The first challenge faced by Muslim traders in the forex market revolves around the concept of Riba, or interest. According to Islamic principles, earning or paying interest is prohibited. In forex trading, interest is often generated through overnight swaps or rollover fees, which are a common feature of currency trading. Muslim traders must find ways to avoid or minimise these interest-based transactions to ensure compliance with their religious beliefs.
Another challenge faced by Muslim traders is the prohibition of Gharar, which refers to excessive uncertainty or ambiguity in contracts. Forex trading involves speculative transactions with varying degrees of uncertainty.
Muslim traders must exercise caution and ensure that their trading activities do not involve excessive ambiguity or unknown elements. This may require avoiding certain types of derivatives or complex trading strategies that introduce excessive speculation. Additionally, the forex market operates globally, and trading currencies from different countries may involve transactions with non-Islamic financial institutions. Muslim traders need to verify the compliance of these institutions with Shariah principles. They must ensure that the brokers they work with offer Islamic trading accounts that are free from interest-based transactions and other prohibited practices. This due diligence can be time-consuming and requires thorough research.

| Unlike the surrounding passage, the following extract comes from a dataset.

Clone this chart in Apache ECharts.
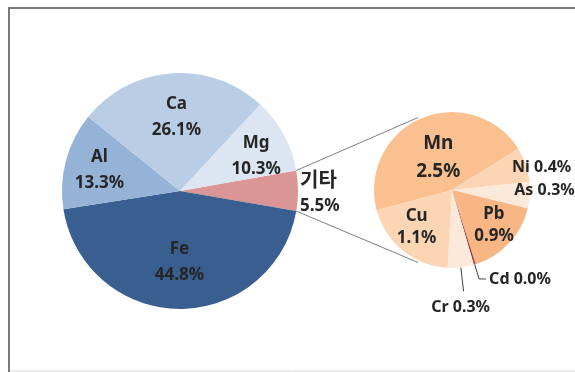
<!DOCTYPE html>
<html>
<head>
<meta charset="utf-8">
<script src="https://cdn.jsdelivr.net/npm/echarts@6/dist/echarts.min.js"></script>
<style>
  html, body { margin: 0; padding: 0; background: #fff; }
  #chart { width: 575px; height: 372px; }
</style>
</head>
<body>
<div id="chart"></div>
<script>
// 성분 비율 (%)
const mainNames = ['기타', 'Fe', 'Al', 'Ca', 'Mg'];
const mainValues = [5.5, 44.8, 13.3, 26.1, 10.3];
// 기타 세부
const subNames = ['Mn', 'Ni', 'As', 'Pb', 'Cd', 'Cr', 'Cu'];
const subValues = [2.5, 0.4, 0.3, 0.9, 0.02, 0.3, 1.1];

const mainColors = { '기타': '#d99694', Fe: '#395e90', Al: '#95b3d7', Ca: '#b9cde5', Mg: '#dce6f2' };
const subColors = { Mn: '#fac090', Ni: '#fcd5b5', As: '#fde9d9', Pb: '#f8b685', Cd: '#953735', Cr: '#fde9d9', Cu: '#fcd5b5' };

const font = '"Noto Sans", "Noto Sans CJK KR", sans-serif';
const textColor = '#262626';

const mainCenter = [180, 191], mainR = 118, mainStart = 10;
const subCenter = [452, 190], subR = 78, subStart = 195;

// 라벨 반경 위치 (inside 기본 0.5r) + 미세 이동
const mainLabelK = { Fe: 0.58, Al: 0.7, Ca: 0.64, Mg: 0.68 };
const mainLabelShift = { Ca: [2, 4], Mg: [3, 5], Al: [2, 1] };
const subLabelK = { Mn: 0.5, Ni: 1.15, As: 1.15, Pb: 0.68, Cu: 0.66 };
const subLabelShift = { Mn: [3, 6], Ni: [2, 7], As: [0, -6], Pb: [1, -3], Cu: [-1, -5] };

function midAngles (values, start) {
  const sum = values.reduce((a, b) => a + b, 0)
  let a = start
  return values.map(v => {
    const span = v / sum * 360
    const m = a - span / 2
    a -= span
    return m
  })
}

function insideOffset (angle, r, k, shift) {
  const rad = angle * Math.PI / 180
  const d = (k - 0.5) * r
  const s = shift || [0, 0]
  return [d * Math.cos(rad) + s[0], -d * Math.sin(rad) + s[1]]
}

function polar (c, r, deg) {
  const rad = deg * Math.PI / 180
  return [c[0] + r * Math.cos(rad), c[1] - r * Math.sin(rad)]
}

const mainMid = midAngles(mainValues, mainStart)
const subMid = midAngles(subValues, subStart)

const mainData = mainNames.map((n, i) => {
  const item = { name: n, value: mainValues[i], itemStyle: { color: mainColors[n] } }
  if (n === '기타') {
    item.label = {
      position: 'outside',
      align: 'left',
      distanceToLabelLine: 2,
      offset: [0, 3],
      formatter: '{a|{b}}\n{c}%',
      lineHeight: 25,
      rich: { a: { fontSize: 20, fontWeight: 'bold', fontFamily: font, color: textColor, lineHeight: 25 } }
    }
    item.labelLine = { show: false, length: 0, length2: 0 }
  } else {
    item.label = { position: 'inside', offset: insideOffset(mainMid[i], mainR, mainLabelK[n], mainLabelShift[n]) }
  }
  return item
})

const subData = subNames.map((n, i) => {
  const item = { name: n, value: subValues[i], itemStyle: { color: subColors[n] } }
  const oneLine = p => p.name + ' ' + p.value.toFixed(1) + '%'
  if (n === 'Cd' || n === 'Cr') {
    item.label = { position: 'outside', fontSize: 16, distanceToLabelLine: 3, formatter: oneLine }
    item.labelLine = { show: true, length: n === 'Cd' ? 15 : 24, length2: n === 'Cd' ? 7 : 0, lineStyle: { color: '#404040', width: 1 } }
  } else {
    const lab = { position: 'inside', offset: insideOffset(subMid[i], subR, subLabelK[n], subLabelShift[n]) }
    if (n === 'Ni' || n === 'As') {
      lab.fontSize = 16
      lab.formatter = oneLine
    } else if (n === 'Mn') {
      lab.fontSize = 19
      lab.lineHeight = 28
    } else {
      lab.fontSize = 17
      lab.lineHeight = 22
    }
    item.label = lab
  }
  return item
})

// 연결선: 기타 조각 양 끝 -> 보조 원
const etcSpan = mainValues[0] / mainValues.reduce((a, b) => a + b, 0) * 360
const linkAngle = 115
const p1 = polar(mainCenter, mainR, mainStart)
const p2 = polar(mainCenter, mainR, mainStart - etcSpan)
const q1 = polar(subCenter, subR + 2, linkAngle)
const q2 = polar(subCenter, subR + 2, -linkAngle)

const chart = echarts.init(document.getElementById('chart'))
chart.setOption({
  animation: false,
  backgroundColor: '#fff',
  graphic: [
    { type: 'polyline', shape: { points: [[9, 372], [9, 8], [575, 8]] }, style: { stroke: '#7a7a7a', lineWidth: 2, fill: null } },
    { type: 'line', shape: { x1: 10, y1: 371, x2: 575, y2: 371 }, style: { stroke: '#d9d9d9', lineWidth: 1 } },
    { type: 'line', shape: { x1: p1[0], y1: p1[1], x2: q1[0], y2: q1[1] }, style: { stroke: '#808080', lineWidth: 1 } },
    { type: 'line', shape: { x1: p2[0], y1: p2[1], x2: q2[0], y2: q2[1] }, style: { stroke: '#808080', lineWidth: 1 } }
  ],
  series: [
    {
      type: 'pie',
      center: mainCenter,
      radius: mainR,
      startAngle: mainStart,
      clockwise: true,
      avoidLabelOverlap: false,
      silent: true,
      itemStyle: { borderWidth: 0 },
      label: {
        position: 'inside',
        formatter: '{b}\n{c}%',
        fontFamily: font,
        fontWeight: 'bold',
        fontSize: 17,
        lineHeight: 26,
        color: textColor
      },
      data: mainData
    },
    {
      type: 'pie',
      center: subCenter,
      radius: subR,
      startAngle: subStart,
      clockwise: true,
      avoidLabelOverlap: false,
      silent: true,
      itemStyle: { borderWidth: 0 },
      label: {
        position: 'inside',
        formatter: '{b}\n{c}%',
        fontFamily: font,
        fontWeight: 'bold',
        fontSize: 15,
        color: textColor
      },
      labelLayout: function (p) {
        if (subNames[p.dataIndex] === 'Cr' && p.labelLinePoints) {
          const pts = p.labelLinePoints
          const end = pts[pts.length - 1]
          return { x: end[0] - 3, y: end[1] + 8, align: 'center', verticalAlign: 'top', labelLinePoints: pts }
        }
      },
      data: subData
    }
  ]
})
</script>
</body>
</html>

The fourth challenge for Muslim traders is the requirement for immediate and full ownership of traded assets. In Islamic finance, transactions should involve the direct exchange of assets without any form of delay or deferred delivery. However, forex trading often involves leveraged trading and contracts for differences (CFDs), which can introduce a delay between the execution of the trade and the actual delivery of the underlying currencies. Muslim traders must navigate this issue by choosing trading platforms and instruments that adhere to the principles of immediate ownership.
Lastly, as in any financial market, the forex market is subject to volatility and speculation. Muslim traders need to exercise discipline and avoid excessive risk-taking, as gambling or speculation is discouraged in Islamic finance. They must carefully analyse market conditions, develop sound trading strategies, and adhere to risk management principles to ensure their trading activities align with their religious values. In conclusion, Muslim traders face distinct challenges in the forex market and overcoming these challenges requires a deep understanding of Islamic finance. But Muslim traders can still participate in the forex market while upholding their religious beliefs by opening an Islamic forex account for trading.